Again we were formed into ranks. The guards’ voices were tense and shrill. We had to keep our heads facing forward, eyes front. Behind us we could hear buses arriving, then lumbering away again. It was still light, but I knew by the ache in my stomach that it was long past suppertime.
And then, ahead and to the left of me, in the newest group of arriving prisoners, I spotted a chestnut bun. Betsie! Somehow, some way, I was going to get to her! Now instead of wanting the day to end, I prayed that we would stay where we were until dark.
Slowly the long June day faded. Thunder rumbled and a few drops of rain fell. At last a long row of unlit coaches rolled slowly over the tracks in front of us. They banged to a stop, rolled forward a little farther, then stopped again. After a while they began backing. For an hour or more the train switched back and forth.
By the time the order came to board, it was pitch dark. The ranks of prisoners surged forward. Behind us the guards shouted and cursed: obviously they were nervous at transporting so many prisoners at one time. I wriggled and shoved to the left. Elbows and shoulders were in my way but I squirmed past. At the very steps of the train, I reached out and seized Betsie’s hand.

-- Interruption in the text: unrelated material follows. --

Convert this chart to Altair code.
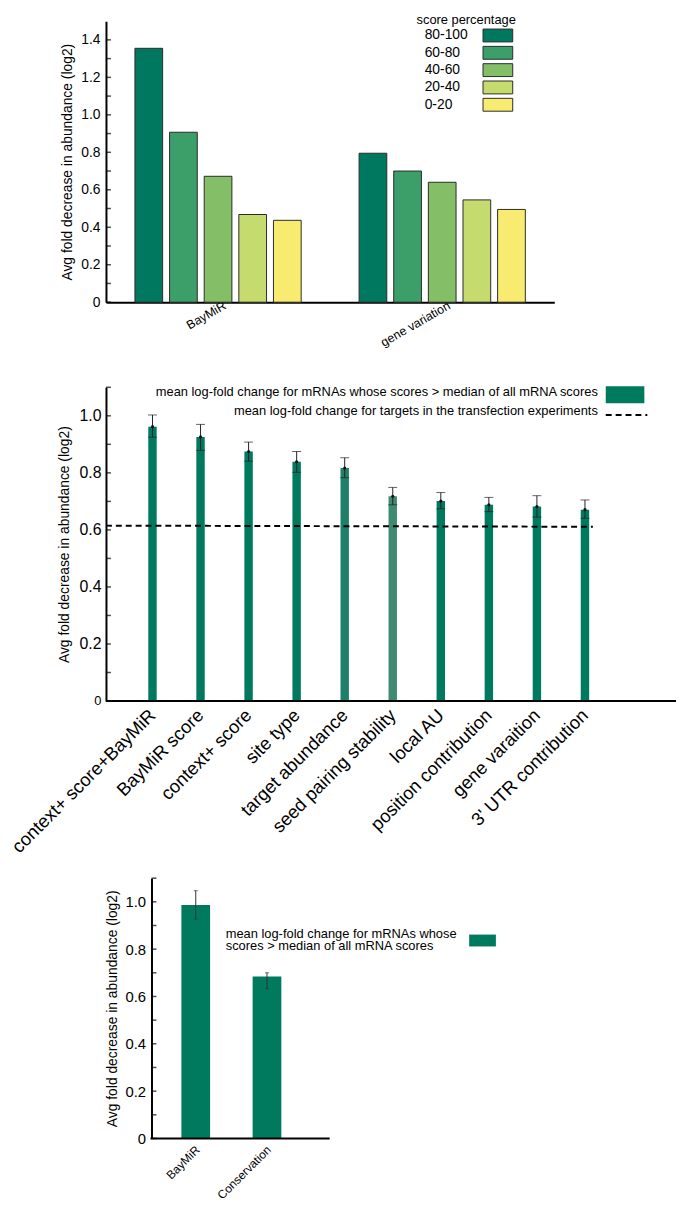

Together we climbed onto the train, together found seats in a crowded compartment, together wept tears of gratitude. The four months in Scheveningen had been our first separation in fifty-three years; it seemed to me that I could bear whatever happened with Betsie beside me.
More hours passed as the loaded train sat on the siding. For us they flew, there was so much to share. Betsie told me about each of her cellmates—and I told her about mine and the little hole into which they scrambled at any emergency. As always, Betsie had given to others everything she had. The Bible that Nollie had smuggled to her she had torn up and passed around, book by book.